READ: https://sinag.press/news/…/short-lived-and…/
The President-elect also said during the campaign that he wants to bring rice prices down to 20 to 30 pesos per kilo, an ungrounded proposal consistently debunked by experts.
Current Department of Agriculture Secretary William Dar said that it was outright impossible, while Albay Congressman Joey Salceda said that doing so would kill the livelihood of the 3.6 million farmers in the country.
At present, farmers continue to bear the brunt of the Duterte administration’s neoliberal policies, severely devaluing their profit and worsening harassment, intimidation, and attacks against them.
Last June 9, more than 90 agrarian reform beneficiaries (ARB), journalists, and land reform advocates were illegally arrested during a land cultivation activity in Hacienda Tinang in Concepcion, Tarlac. The farmers have already been certified as some of the 236 who were already granted the Certificates of Land Ownership Award (CLOA).
These were hindered implementation by mayor-elect Noel Villanueva, a close ally of incoming Marcos-appointed Department of Agrarian Reform (DAR) secretary Conrado Estrella III.
PAMALAKAYA asserts that the next agriculture chief “must be no less than competitive and grounded to the rural sectors.”
Kilusang Magbubukid ng Pilipinas (KMP) also condemned Marcos’s announcement, saying that if Marcos becomes the agriculture secretary, he would only worsen the country’s hunger problem.
They said that Marcos’ plan not to appoint an agriculture secretary and head the department himself means one of two things: he is unprepared for his administration and unable to find a suitable agriculture secretary, or he is too power hungry to let go of such an important agency.

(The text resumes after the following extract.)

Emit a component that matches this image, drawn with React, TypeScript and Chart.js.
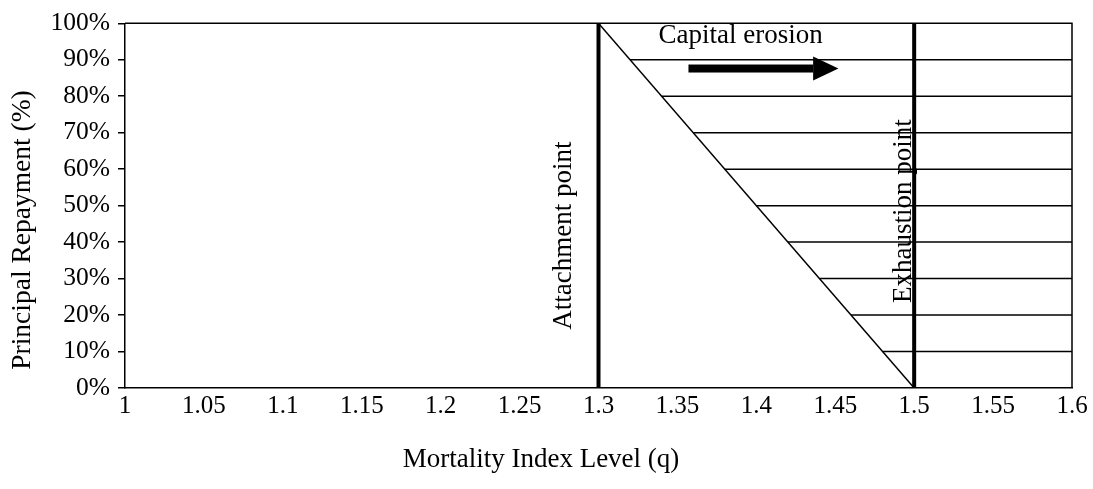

“In both cases, Marcos Jr. is grossly unqualified to face the food crisis which various experts have warned will worsen. He has no track record whatsoever in agriculture to stand upon. In his many years as a legislator, he has not authored or co-authored any law beneficial to farmers. He has ignored even the Free Irrigation Services Act (FISA). Despite his many years in the local government of Ilocos, its farm lots remain among the smallest, and its farm workers receive among the lowest wages,” they said in a statement.
They also lambasted Marcos for trying to distort history and claim that his father’s era was the golden age of agriculture instead of providing actual solutions. They highlighted Marcos, Jr.’s lack of experience as he set himself up to “face the unprecedented crisis in Philippine agriculture.”
KMP asserts only worsened peasant poverty, nationwide hunger, and brazen “golden age posturings” will prosper under Marcos II’s administration.
Despite their doubts, groups challenged the incoming president to fulfill his promise of fixing the agriculture sector.
“If he is sincere to head the agriculture department, he must renounce the import-liberalization policies that hurt the rural sectors. He should take decisive measures that will strengthen and uplift the productivity of local farmers and fishers across the country,” said PAMALAKAYA.